What’s bad for the city of Gotham is good for the viewers of Gotham, as bullied nerds, budding bad girls, and psycho killers who promise to develop into the supervillains of DC’s Batman franchise loom into ascendancy. The villains have always provided most of the pathos in this Batman prequel: The show’s ostensible main character, future police commissioner Jim Gordon (Ben McKenzie) as a youngish and stubbornly honest cop, feels like a minor presence in his own story, while charismatic criminals like Penguin-in-the-making Oswald Copperpot (Robin Lord Taylor) and his former boss turned nemesis Fish Mooney (Jada Pinkett Smith) dream, scheme, and commit outrageous acts.
The villains are vivid illustrations of Jean Renoir’s observation that “The real hell of life is everyone has his reasons.” Watching Oswald, a cheekily passive-aggressive geek with a suffocating and delusional mother (Carol Kane), dig his way out of trap after trap in season one to triumph over his tormentors and become the unlikely new king of underground Gotham, it was impossible not to root, at least a little, for this resourceful, sardonic outsider. But while he may have made it to the top, nobody stays there long in this urban dystopia. His main competitor this season is Theo Galavan (James Frain), a smoothly psychotic businessman who’s assembling a supervillain franchise, bringing together the worst and the brightest of the city’s young criminals to make his power grab.
The good guys, including the city’s always ineffectual authority figures, are far less interesting. The evolution of poor little rich boy Bruce Wayne (a somewhat wooden David Mazouz) into Batman has been the least engaging part of the series so far; he’s had little to do but fret about who killed his parents and why, or pine for Catwoman-to-be Selina (Camren Bicondova). Still, Bruce appears to be coming into his own this season, gaining access to his father’s secret files and taking the lead in his relationship with Alfred (Sean Pertwee).
The villains are vivid illustrations of Jean Renoir’s observation that “The real hell of life is everyone has his reasons.”

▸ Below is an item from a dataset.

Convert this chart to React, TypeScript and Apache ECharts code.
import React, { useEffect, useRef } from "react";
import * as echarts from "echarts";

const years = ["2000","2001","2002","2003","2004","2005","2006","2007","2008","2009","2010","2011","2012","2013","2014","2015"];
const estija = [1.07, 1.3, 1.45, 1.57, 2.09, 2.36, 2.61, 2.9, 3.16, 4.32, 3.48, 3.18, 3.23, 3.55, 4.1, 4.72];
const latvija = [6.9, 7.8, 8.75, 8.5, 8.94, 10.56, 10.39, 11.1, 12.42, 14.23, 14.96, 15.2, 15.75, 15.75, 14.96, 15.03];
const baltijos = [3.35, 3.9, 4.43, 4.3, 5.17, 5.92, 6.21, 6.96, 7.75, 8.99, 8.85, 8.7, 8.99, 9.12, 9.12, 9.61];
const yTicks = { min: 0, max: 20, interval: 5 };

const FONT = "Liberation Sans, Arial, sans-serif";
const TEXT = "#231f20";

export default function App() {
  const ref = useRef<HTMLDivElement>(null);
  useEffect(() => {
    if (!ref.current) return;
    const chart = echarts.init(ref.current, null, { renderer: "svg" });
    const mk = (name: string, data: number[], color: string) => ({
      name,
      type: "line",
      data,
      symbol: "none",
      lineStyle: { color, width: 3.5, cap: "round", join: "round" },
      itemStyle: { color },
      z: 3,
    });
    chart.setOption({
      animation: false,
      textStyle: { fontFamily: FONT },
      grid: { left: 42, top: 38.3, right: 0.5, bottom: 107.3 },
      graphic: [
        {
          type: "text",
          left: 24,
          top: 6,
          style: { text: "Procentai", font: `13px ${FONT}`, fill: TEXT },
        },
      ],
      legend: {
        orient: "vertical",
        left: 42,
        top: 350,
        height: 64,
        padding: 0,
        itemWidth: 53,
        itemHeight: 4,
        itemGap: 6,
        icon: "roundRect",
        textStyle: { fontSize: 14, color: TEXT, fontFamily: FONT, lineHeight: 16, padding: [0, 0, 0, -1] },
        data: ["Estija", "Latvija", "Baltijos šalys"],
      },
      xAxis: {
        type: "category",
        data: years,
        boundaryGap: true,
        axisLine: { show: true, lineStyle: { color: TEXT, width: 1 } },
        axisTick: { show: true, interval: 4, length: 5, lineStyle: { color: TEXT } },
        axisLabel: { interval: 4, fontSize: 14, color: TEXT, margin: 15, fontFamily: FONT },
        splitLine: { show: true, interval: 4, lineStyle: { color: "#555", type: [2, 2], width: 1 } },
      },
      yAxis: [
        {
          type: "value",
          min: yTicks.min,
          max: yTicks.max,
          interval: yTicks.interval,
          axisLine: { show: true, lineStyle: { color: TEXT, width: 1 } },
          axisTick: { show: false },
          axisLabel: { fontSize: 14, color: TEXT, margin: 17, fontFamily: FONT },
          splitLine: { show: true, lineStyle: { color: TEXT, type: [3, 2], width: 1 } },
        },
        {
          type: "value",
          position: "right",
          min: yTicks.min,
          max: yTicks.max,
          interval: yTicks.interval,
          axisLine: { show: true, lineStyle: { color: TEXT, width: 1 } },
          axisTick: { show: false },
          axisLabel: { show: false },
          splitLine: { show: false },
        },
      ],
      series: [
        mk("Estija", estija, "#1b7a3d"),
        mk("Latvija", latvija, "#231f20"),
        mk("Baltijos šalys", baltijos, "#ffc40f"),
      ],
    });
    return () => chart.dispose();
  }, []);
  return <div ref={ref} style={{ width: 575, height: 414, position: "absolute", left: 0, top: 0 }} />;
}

In this gorgeously grim noir of muted greens, blues, and blacks, every lamp and overhead light appears to be stuck at the low end of a dimmer switch, creating a sense of a city weighed down by dark forces. It seems pretty clear that all the official structures that are supposed to keep chaos at bay have failed or are on life support, but this is no David Simon-style study of institutional ineptitude. This world is based on a comic book, which is to say that its problems are all either caused or solved by exceptional individuals. Not surprisingly, the compositions usually focus on individual faces, and though they’re often half-pooled in shadow, the softly lit visages of the main characters always stand out clearly against the velvety-dark backgrounds, the camera frequently pushing in for revealing close-ups. Operatic sequences give the action an inexorable sense of inevitability, like the leisurely montage at the start of the season’s second episode that lingers for a moment on Gordon and his girlfriend, Lee (Morena Baccarin), then shows a series of the ascendant villains sauntering through their morning routines as Lou Reed plaintively croons “Perfect Day,” the song’s sense of pervasive menace echoing the show’s steadily growing feeling of unease.

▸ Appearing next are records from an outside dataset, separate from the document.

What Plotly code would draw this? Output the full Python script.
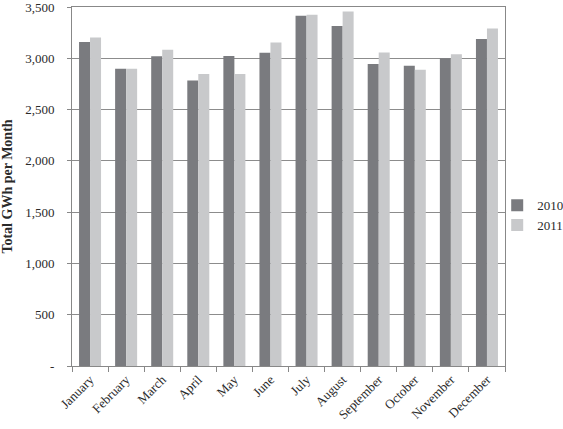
import plotly.graph_objects as go

months = ["January", "February", "March", "April", "May", "June", "July",
          "August", "September", "October", "November", "December"]
values_2010 = [3160, 2900, 3020, 2785, 3022, 3055, 3416, 3315, 2944, 2929, 3000, 3190]
values_2011 = [3203, 2900, 3085, 2847, 2847, 3156, 3425, 3458, 3058, 2890, 3039, 3292]
y_tick_vals = [0, 500, 1000, 1500, 2000, 2500, 3000, 3500]
y_tick_text = ["-", "500", "1,000", "1,500", "2,000", "2,500", "3,000", "3,500"]

font_family = "Liberation Serif, Times New Roman, serif"

fig = go.Figure()
fig.add_trace(go.Bar(x=months, y=values_2010, name="2010", marker_color="#7a7b7f",
                     marker_line_width=0))
fig.add_trace(go.Bar(x=months, y=values_2011, name="2011", marker_color="#c8c9cb",
                     marker_line_width=0))

fig.update_layout(
    width=563, height=429,
    margin=dict(l=72, r=58, t=7, b=63, autoexpand=False),
    paper_bgcolor="white", plot_bgcolor="white",
    barmode="group", bargap=0.39, bargroupgap=0,
    font=dict(family=font_family, size=13, color="#2a2a2a"),
    legend=dict(x=0.982, xanchor="left", y=0.42, yanchor="middle",
                bgcolor="rgba(0,0,0,0)",
                font=dict(size=13), itemwidth=30, tracegroupgap=4),
    showlegend=True,
)
fig.update_xaxes(
    showline=True, linecolor="#888888", linewidth=1, mirror=True,
    ticks="outside", tickson="boundaries", ticklen=5, tickcolor="#888888",
    tickangle=-45, tickfont=dict(size=13), showgrid=False,
)
fig.update_yaxes(
    range=[0, 3501], tickvals=y_tick_vals, ticktext=y_tick_text,
    showline=True, linecolor="#888888", linewidth=1, mirror=True,
    ticks="outside", ticklen=4, tickcolor="#888888", ticklabelstandoff=10,
    ticklabeloverflow="allow",
    showgrid=True, gridcolor="#8c8c8c", gridwidth=1,
    tickfont=dict(size=13), zeroline=False,
    title=dict(text="<b>Total GWh per Month</b>", font=dict(size=14), standoff=13),
)

fig.write_html("out.html", config={"displayModeBar": False},
               post_script="document.body.style.margin='0';")
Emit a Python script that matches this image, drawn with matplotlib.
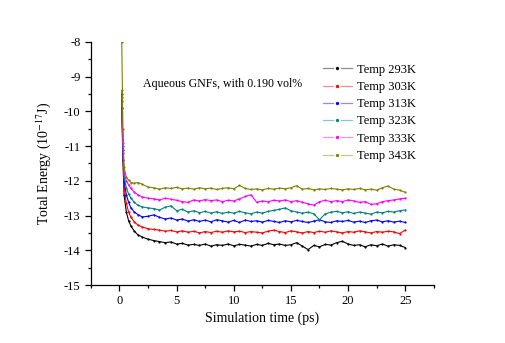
import matplotlib.pyplot as plt
from matplotlib.lines import Line2D
from matplotlib.legend_handler import HandlerBase
from matplotlib.ticker import MultipleLocator

plt.rcParams['font.family'] = ['Liberation Serif', 'DejaVu Serif']
plt.rcParams['mathtext.fontset'] = 'stix'
plt.rcParams['axes.unicode_minus'] = False

# simulation time (ps)
time_ps = [0.2, 0.3, 0.4, 0.6, 0.8, 1.0, 1.3, 1.6, 2.0, 2.5,
           3.0, 3.5, 4.0, 4.5, 5.0, 5.5, 6.0, 6.5, 7.0, 7.5,
           8.0, 8.5, 9.0, 9.5, 10.0, 10.5, 11.0, 11.5, 12.0, 12.5,
           13.0, 13.5, 14.0, 14.5, 15.0, 15.5, 16.0, 16.5, 17.0, 17.5,
           18.0, 18.5, 19.0, 19.5, 20.0, 20.5, 21.0, 21.5, 22.0, 22.5,
           23.0, 23.5, 24.0, 24.5, 25.0]

# total energy (1e-17 J) per temperature
e_293 = [-9.9, -11.4, -12.4, -12.9, -13.15, -13.3, -13.45, -13.55, -13.62, -13.68,
         -13.72, -13.75, -13.78, -13.76, -13.82, -13.8, -13.85, -13.83, -13.86, -13.82,
         -13.88, -13.84, -13.86, -13.82, -13.87, -13.83, -13.85, -13.88, -13.83, -13.86,
         -13.8, -13.84, -13.82, -13.86, -13.84, -13.78, -13.88, -13.98, -13.86, -13.9,
         -13.83, -13.85, -13.78, -13.74, -13.82, -13.86, -13.84, -13.9, -13.84, -13.87,
         -13.82, -13.88, -13.84, -13.86, -13.92]
e_303 = [-9.7, -11.2, -12.2, -12.65, -12.9, -13.05, -13.18, -13.27, -13.33, -13.38,
         -13.4, -13.42, -13.45, -13.43, -13.47, -13.44, -13.48, -13.45, -13.5, -13.46,
         -13.49, -13.45, -13.48, -13.44, -13.47, -13.45, -13.49, -13.46, -13.48, -13.5,
         -13.45, -13.42, -13.46, -13.49, -13.44, -13.47, -13.5, -13.46, -13.49, -13.45,
         -13.48, -13.44, -13.47, -13.5, -13.46, -13.48, -13.44, -13.47, -13.5, -13.46,
         -13.48, -13.45, -13.47, -13.52, -13.42]
e_313 = [-9.5, -11.1, -12.0, -12.4, -12.62, -12.78, -12.9, -12.97, -13.04, -13.02,
         -12.98, -13.05, -13.1, -13.07, -13.13, -13.1, -13.16, -13.12, -13.17, -13.13,
         -13.18, -13.12, -13.15, -13.19, -13.14, -13.2, -13.13, -13.17, -13.15, -13.19,
         -13.14, -13.17, -13.2, -13.15, -13.18, -13.14, -13.17, -13.2, -13.16, -13.12,
         -13.18, -13.2, -13.15, -13.17, -13.14, -13.19, -13.16, -13.2, -13.15, -13.13,
         -13.18, -13.15, -13.19, -13.16, -13.2]
e_323 = [-9.6, -11.0, -11.9, -12.2, -12.38, -12.5, -12.62, -12.7, -12.75, -12.78,
         -12.8, -12.84, -12.76, -12.72, -12.86, -12.82, -12.9, -12.86, -12.92, -12.88,
         -12.93, -12.89, -12.94, -12.9, -12.93, -12.88, -12.92, -12.95, -12.9, -12.93,
         -12.88, -12.85, -12.82, -12.78, -12.86, -12.9, -12.93, -12.9, -12.95, -13.12,
         -12.95, -12.9, -12.88, -12.92, -12.89, -12.94, -12.9, -12.93, -12.96, -12.9,
         -12.92, -12.88, -12.9, -12.86, -12.84]
e_333 = [-9.4, -10.9, -11.8, -12.0, -12.12, -12.22, -12.33, -12.4, -12.47, -12.5,
         -12.52, -12.55, -12.5, -12.53, -12.56, -12.6, -12.62, -12.55, -12.58, -12.54,
         -12.57, -12.55, -12.6, -12.56, -12.58, -12.52, -12.45, -12.4, -12.62, -12.58,
         -12.6, -12.56, -12.58, -12.55, -12.6, -12.57, -12.62, -12.66, -12.7, -12.6,
         -12.56, -12.6, -12.57, -12.6, -12.55, -12.58, -12.62, -12.6, -12.68, -12.66,
         -12.6, -12.57, -12.55, -12.52, -12.5]
e_343 = [-8.0, -10.5, -11.6, -11.9, -11.98, -12.05, -12.07, -12.05, -12.1, -12.18,
         -12.2, -12.24, -12.2, -12.22, -12.19, -12.23, -12.21, -12.24, -12.2, -12.23,
         -12.21, -12.25, -12.22, -12.2, -12.23, -12.13, -12.22, -12.25, -12.23, -12.26,
         -12.22, -12.24, -12.21, -12.23, -12.2, -12.14, -12.24, -12.22, -12.26, -12.23,
         -12.25, -12.22, -12.24, -12.26, -12.23, -12.25, -12.22, -12.26, -12.24, -12.27,
         -12.2, -12.15, -12.24, -12.27, -12.33]

series = [e_293, e_303, e_313, e_323, e_333, e_343]
labels = ['Temp 293K', 'Temp 303K', 'Temp 313K', 'Temp 323K', 'Temp 333K', 'Temp 343K']
colors = ['#000000', '#ff0000', '#0000ff', '#008080', '#ff00ff', '#808000']


class GapKey(HandlerBase):
    """Legend key drawn as: line - gap - dot - gap - line."""

    def create_artists(self, legend, orig_handle, xdescent, ydescent,
                       width, height, fontsize, trans):
        c = orig_handle.get_color()
        x0 = -xdescent
        y = height / 2 - ydescent
        left = Line2D([x0, x0 + 0.36 * width], [y, y], color=c, lw=0.9,
                      alpha=0.45, transform=trans)
        right = Line2D([x0 + 0.64 * width, x0 + width], [y, y], color=c,
                       lw=0.9, alpha=0.45, transform=trans)
        dot = Line2D([x0 + width / 2], [y], color=c, ls='none', marker='o',
                     ms=2.4, mew=0, transform=trans)
        return [left, right, dot]


fig = plt.figure(figsize=(5.05, 3.43), dpi=100)
ax = fig.add_axes([0.180, 0.169, 0.679, 0.709])

handles = []
for y, c in zip(series, colors):
    line, = ax.plot(time_ps, y, color=c, lw=0.8, marker='o', ms=1.6, mew=0)
    handles.append(line)

ax.set_xlim(-2.5, 27.5)
ax.set_ylim(-15, -8)
ax.xaxis.set_major_locator(MultipleLocator(5))
ax.xaxis.set_minor_locator(MultipleLocator(2.5))
ax.yaxis.set_major_locator(MultipleLocator(1))
ax.yaxis.set_minor_locator(MultipleLocator(0.5))
ax.tick_params(which='major', direction='out', length=4, width=0.9, labelsize=9)
ax.tick_params(which='minor', direction='out', length=2.5, width=0.9)
ax.spines['top'].set_visible(False)
ax.spines['right'].set_visible(False)
ax.spines['left'].set_linewidth(0.9)
ax.spines['bottom'].set_linewidth(0.9)

ax.set_xlabel('Simulation time (ps)', fontsize=10, labelpad=3)
ax.set_ylabel('Total Energy (10$^{-17}$J)', fontsize=10, labelpad=8)

ax.text(0.152, 0.828, 'Aqueous GNFs, with 0.190 vol%', transform=ax.transAxes,
        fontsize=8.6, va='center', ha='left')

ax.legend(handles, labels, handler_map={Line2D: GapKey()},
          loc='upper left', bbox_to_anchor=(0.676, 0.91), frameon=False,
          fontsize=9, handlelength=2.32, handletextpad=0.45, labelspacing=0.42,
          borderaxespad=0, borderpad=0)

fig.savefig('out.png', dpi=100)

True, Gotham has more than its share of monologuing villains and expository or portentous lines (Lee to Gordon: “You wanna be a cop so bad you’ll break the law?”), but it undercuts those conventions often enough to make them feel like a conscious homage, not just clunky writing. The joke may be on one of the characters, like when a tormented Gordon abruptly turns to leave, ashamed of himself after cutting a deal with Oswald, and Oswald says to Selina: “He is so brusque, isn’t he?” Often, the target is hoary comic-book tropes. In one scene, Theo schools his supervillains-in-training on how to terrorize a crowd, listening critically as they take turns delivering a threatening greeting with varying degrees of success. Even Gordon sometimes finds humor in the ludicrous situations he finds himself in, like when he arrests a laughable loser who thinks he’s a supervillain and asks, as he books the poor guy: “Zar-don. That spelled how it sounds?” Those streaks of lightness are one of the most endearing qualities of this moody series, a faithful yet imaginative comic-book adaptation with the good sense not to take itself too seriously.